**Description of the task**
Look at the data below and print exactly the lines from its first line through the line with "(v1c.east) -- (b1c.west);"; the pictures stay out of the copy.

**Supplied data**
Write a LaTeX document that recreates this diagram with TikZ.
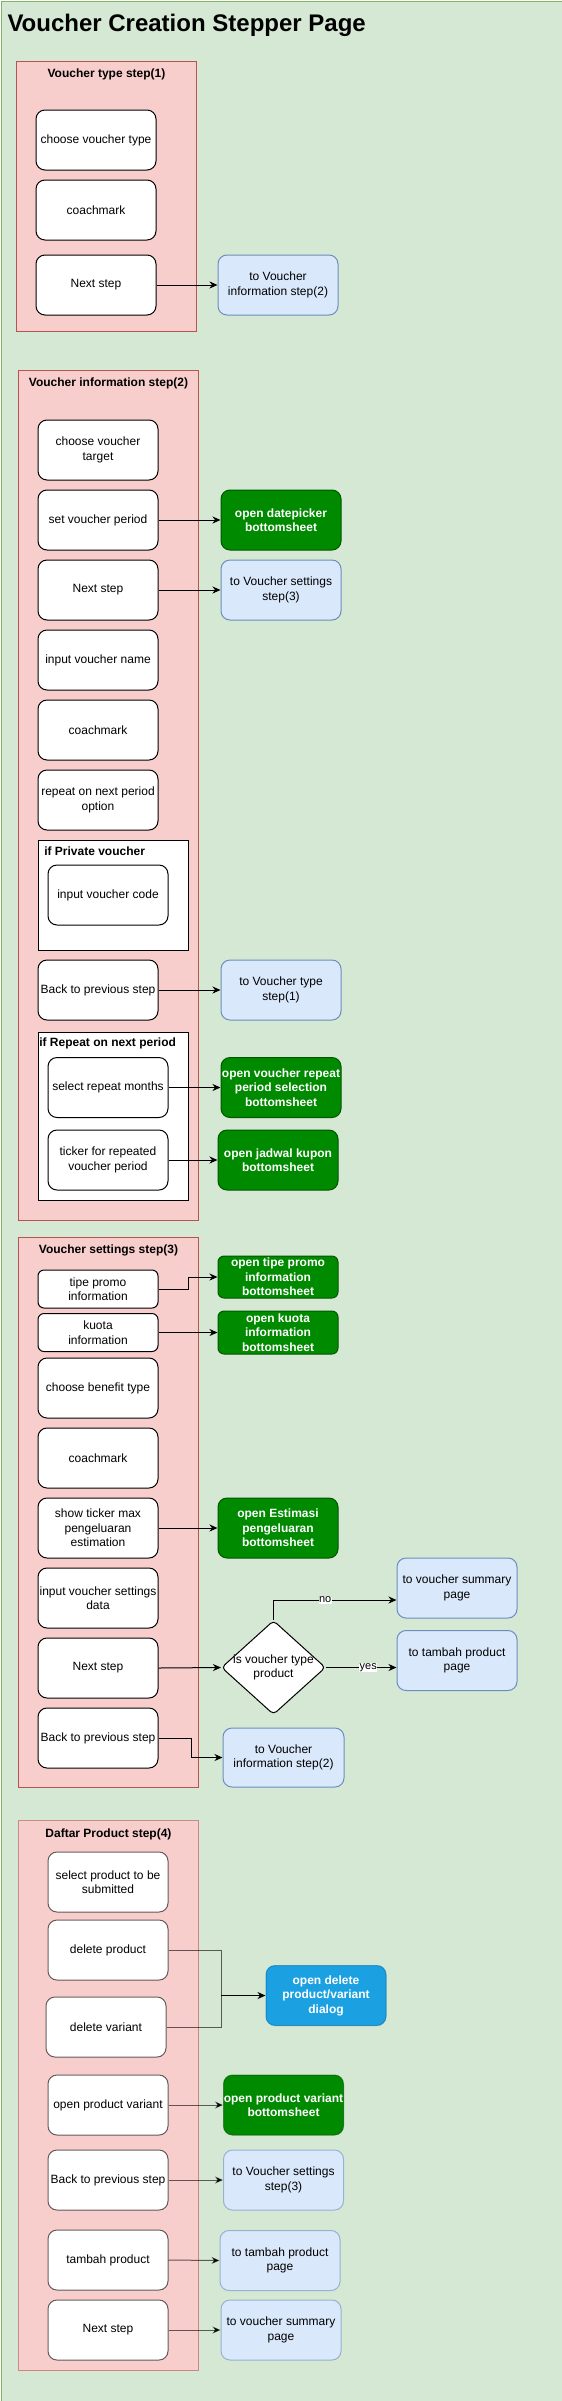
\documentclass[tikz,border=0pt]{standalone}
\usepackage{fontspec}
\setmainfont{Liberation Sans}
\usetikzlibrary{arrows.meta,shapes.geometric}
\definecolor{bggreen}{HTML}{D5E8D4}
\definecolor{bgline}{HTML}{82B366}
\definecolor{pinkfill}{HTML}{F8CECC}
\definecolor{pinkline}{HTML}{B85450}
\definecolor{bluefill}{HTML}{DAE8FC}
\definecolor{blueline}{HTML}{6C8EBF}
\definecolor{gfill}{HTML}{008A00}
\definecolor{gline}{HTML}{005700}
\definecolor{dfill}{HTML}{1BA1E2}
\definecolor{dline}{HTML}{006EAF}
\begin{document}
\begin{tikzpicture}[x=1pt,y=-1pt,line width=1pt,
  base/.style={rectangle,rounded corners=9pt,minimum width=120pt,minimum height=60pt,inner sep=0pt,align=center,font=\fontsize{12}{14.4}\selectfont},
  wbox/.style={base,draw=black,fill=white},
  bbox/.style={base,draw=blueline,fill=bluefill},
  gbox/.style={base,draw=gline,fill=gfill,text=white,font=\fontsize{12}{14.4}\selectfont\bfseries},
  dbox/.style={base,draw=dline,fill=dfill,text=white,font=\fontsize{12}{14.4}\selectfont\bfseries},
  pinkbox/.style={rectangle,draw=pinkline,fill=pinkfill,minimum width=180pt,anchor=north west,inner sep=0pt},
  frame/.style={rectangle,draw=black,fill=white,minimum width=150pt,anchor=north west,inner sep=0pt},
  steptitle/.style={font=\fontsize{12}{14.4}\selectfont\bfseries,inner sep=0pt},
  frametitle/.style={font=\fontsize{12}{14.4}\selectfont\bfseries,inner sep=0pt,anchor=west},
  arr/.style={-{Stealth[length=8pt,width=7pt,inset=2.5pt]}},
  elabel/.style={fill=white,inner sep=0.5pt,font=\fontsize{11}{13}\selectfont},
  sfour/.style={draw opacity=0.6},
]
\useasboundingbox (0,0) rectangle (562,2401);
\node[rectangle,draw=bgline,fill=bggreen,minimum width=561pt,minimum height=2400pt,anchor=north west,inner sep=0pt] (page) at (0.5,0.5) {};
\node[anchor=base west,inner sep=0pt,font=\fontsize{24}{28}\selectfont\bfseries] (title) at (7,31.7) {Voucher Creation Stepper Page};

% ---------- step 1 ----------
\node[pinkbox,minimum height=270pt] (s1) at (16,61) {};
\node[steptitle] (s1t) at (106.5,74) {Voucher type step(1)};
\node[wbox] (v1a) at (96,140) {choose voucher type};
\node[wbox] (v1b) at (96,210) {coachmark};
\node[wbox] (v1c) at (96,285) {Next step};
\node[bbox] (b1c) at (278,285) {to Voucher\\information step(2)};
\draw[arr] (v1c.east) -- (b1c.west);

% ---------- step 2 ----------
\node[pinkbox,minimum height=850pt] (s2) at (18,370) {};
\node[steptitle] (s2t) at (108.5,383.7) {Voucher information step(2)};
\node[wbox] (v2a) at (98,450) {choose voucher\\target};
\node[wbox] (v2b) at (98,520) {set voucher period};
\node[gbox] (g2b) at (281,520) {open datepicker\\bottomsheet};
\node[wbox] (v2c) at (98,590) {Next step};
\node[bbox] (b2c) at (281,590) {to Voucher settings\\step(3)};
\node[wbox] (v2d) at (98,660) {input voucher name};
\node[wbox] (v2e) at (98,730) {coachmark};
\node[wbox] (v2f) at (98,800) {repeat on next period\\option};
\node[frame,minimum height=110pt] (fpriv) at (38,840) {};
\node[frametitle] (fprivt) at (43.8,851.7) {if Private voucher};
\node[wbox] (v2g) at (108,895) {input voucher code};
\node[wbox] (v2h) at (98,990) {Back to previous step};
\node[bbox] (b2h) at (281,990) {to Voucher type\\step(1)};
\node[frame,minimum height=168pt] (frep) at (38,1032) {};
\node[frametitle] (frept) at (38.8,1043.7) {if Repeat on next period};
\node[wbox] (v2i) at (108,1087.5) {select repeat months};
\node[gbox] (g2i) at (281,1087.5) {open voucher repeat\\period selection\\bottomsheet};
\node[wbox] (v2j) at (108,1160) {ticker for repeated\\voucher period};
\node[gbox] (g2j) at (278,1160) {open jadwal kupon\\bottomsheet};
\draw[arr] (v2b.east) -- (g2b.west);
\draw[arr] (v2c.east) -- (b2c.west);
\draw[arr] (v2h.east) -- (b2h.west);
\draw[arr] (v2i.east) -- (g2i.west);
\draw[arr] (v2j.east) -- (g2j.west);

% ---------- step 3 ----------
\node[pinkbox,minimum height=550pt] (s3) at (18,1237) {};
\node[steptitle] (s3t) at (108.5,1250.6) {Voucher settings step(3)};
\node[wbox,minimum height=38pt,rounded corners=6pt] (v3a) at (98,1289) {tipe promo\\information};
\node[gbox,minimum height=42pt,rounded corners=6pt] (g3a) at (278,1277) {open tipe promo\\information\\bottomsheet};
\node[wbox,minimum height=38pt,rounded corners=6pt] (v3b) at (98,1332.5) {kuota\\information};
\node[gbox,minimum height=43pt,rounded corners=6pt] (g3b) at (278,1332.5) {open kuota\\information\\bottomsheet};
\node[wbox] (v3c) at (98,1388) {choose benefit type};
\node[wbox] (v3d) at (98,1458) {coachmark};
\node[wbox] (v3e) at (98,1528) {show ticker max\\pengeluaran\\estimation};
\node[gbox] (g3e) at (278,1528) {open Estimasi\\pengeluaran\\bottomsheet};
\node[wbox] (v3f) at (98,1598) {input voucher settings\\data};
\node[wbox] (v3g) at (98,1668) {Next step};
\node[diamond,draw=black,fill=white,minimum width=104pt,minimum height=94pt,inner sep=0pt,rounded corners=4pt] (dec) at (273.5,1667.5) {};
\node[align=center,inner sep=0pt,font=\fontsize{12}{14.4}\selectfont] (dect) at (dec.center) {is voucher type\\product};
\node[bbox] (bsum) at (457,1588) {to voucher summary\\page};
\node[bbox] (btam) at (457,1660.5) {to tambah product\\page};
\node[wbox] (v3h) at (98,1738) {Back to previous step};
\node[bbox,minimum width=121pt,minimum height=59pt] (b3h) at (283.5,1757.5) {to Voucher\\information step(2)};
\draw[arr] (v3a.east) -- ++(30,0) |- (g3a.west);
\draw[arr] (v3b.east) -- (g3b.west);
\draw[arr] (v3e.east) -- (g3e.west);
\draw[arr] (v3g.east) -- (dec.west);
\draw[arr] (dec.north) |- node[elabel,pos=0.71] {no} ([yshift=-12pt]bsum.west);
\draw[arr] (dec.east) -- node[elabel,pos=0.6] {yes} (dec.east -| btam.west);
\draw[arr] (v3h.east) -- ++(32.7,0) |- (b3h.west);

% ---------- step 4 ----------
\node[pinkbox,sfour,minimum height=550pt] (s4) at (18,1820) {};
\node[steptitle] (s4t) at (108.5,1834) {Daftar Product step(4)};
\node[wbox,sfour] (v4a) at (108,1882) {select product to be\\submitted};
\node[wbox,sfour] (v4b) at (108,1950) {delete product};
\node[wbox,sfour] (v4c) at (106,2027) {delete variant};
\node[dbox,sfour] (d4) at (326,1995.5) {open delete\\product/variant\\dialog};
\node[wbox,sfour] (v4d) at (108,2105) {open product variant};
\node[gbox,sfour] (g4d) at (283.5,2105) {open product variant\\bottomsheet};
\node[wbox,sfour] (v4e) at (108,2180) {Back to previous step};
\node[bbox,sfour] (b4e) at (283.5,2180) {to Voucher settings\\step(3)};
\node[wbox,sfour] (v4f) at (108,2260) {tambah product};
\node[bbox,sfour] (b4f) at (280,2260.5) {to tambah product\\page};
\node[wbox,sfour] (v4g) at (108,2330) {Next step};
\node[bbox,sfour] (b4g) at (281,2330) {to voucher summary\\page};
\coordinate (j4) at (221,1995.5);
\draw[sfour] (v4b.east) -| (j4);
\draw[sfour] (v4c.east) -| (j4);
\draw[arr] (j4) -- (d4.west);
\draw[arr,sfour] (v4d.east) -- (g4d.west);
\draw[arr,sfour] (v4e.east) -- (b4e.west);
\draw[arr,sfour] (v4f.east) -- (b4f.west);
\draw[arr,sfour] (v4g.east) -- (b4g.west);
\end{tikzpicture}
\end{document}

**Problem solution**
Write a LaTeX document that recreates this diagram with TikZ.
\documentclass[tikz,border=0pt]{standalone}
\usepackage{fontspec}
\setmainfont{Liberation Sans}
\usetikzlibrary{arrows.meta,shapes.geometric}
\definecolor{bggreen}{HTML}{D5E8D4}
\definecolor{bgline}{HTML}{82B366}
\definecolor{pinkfill}{HTML}{F8CECC}
\definecolor{pinkline}{HTML}{B85450}
\definecolor{bluefill}{HTML}{DAE8FC}
\definecolor{blueline}{HTML}{6C8EBF}
\definecolor{gfill}{HTML}{008A00}
\definecolor{gline}{HTML}{005700}
\definecolor{dfill}{HTML}{1BA1E2}
\definecolor{dline}{HTML}{006EAF}
\begin{document}
\begin{tikzpicture}[x=1pt,y=-1pt,line width=1pt,
  base/.style={rectangle,rounded corners=9pt,minimum width=120pt,minimum height=60pt,inner sep=0pt,align=center,font=\fontsize{12}{14.4}\selectfont},
  wbox/.style={base,draw=black,fill=white},
  bbox/.style={base,draw=blueline,fill=bluefill},
  gbox/.style={base,draw=gline,fill=gfill,text=white,font=\fontsize{12}{14.4}\selectfont\bfseries},
  dbox/.style={base,draw=dline,fill=dfill,text=white,font=\fontsize{12}{14.4}\selectfont\bfseries},
  pinkbox/.style={rectangle,draw=pinkline,fill=pinkfill,minimum width=180pt,anchor=north west,inner sep=0pt},
  frame/.style={rectangle,draw=black,fill=white,minimum width=150pt,anchor=north west,inner sep=0pt},
  steptitle/.style={font=\fontsize{12}{14.4}\selectfont\bfseries,inner sep=0pt},
  frametitle/.style={font=\fontsize{12}{14.4}\selectfont\bfseries,inner sep=0pt,anchor=west},
  arr/.style={-{Stealth[length=8pt,width=7pt,inset=2.5pt]}},
  elabel/.style={fill=white,inner sep=0.5pt,font=\fontsize{11}{13}\selectfont},
  sfour/.style={draw opacity=0.6},
]
\useasboundingbox (0,0) rectangle (562,2401);
\node[rectangle,draw=bgline,fill=bggreen,minimum width=561pt,minimum height=2400pt,anchor=north west,inner sep=0pt] (page) at (0.5,0.5) {};
\node[anchor=base west,inner sep=0pt,font=\fontsize{24}{28}\selectfont\bfseries] (title) at (7,31.7) {Voucher Creation Stepper Page};

% ---------- step 1 ----------
\node[pinkbox,minimum height=270pt] (s1) at (16,61) {};
\node[steptitle] (s1t) at (106.5,74) {Voucher type step(1)};
\node[wbox] (v1a) at (96,140) {choose voucher type};
\node[wbox] (v1b) at (96,210) {coachmark};
\node[wbox] (v1c) at (96,285) {Next step};
\node[bbox] (b1c) at (278,285) {to Voucher\\information step(2)};
\draw[arr] (v1c.east) -- (b1c.west);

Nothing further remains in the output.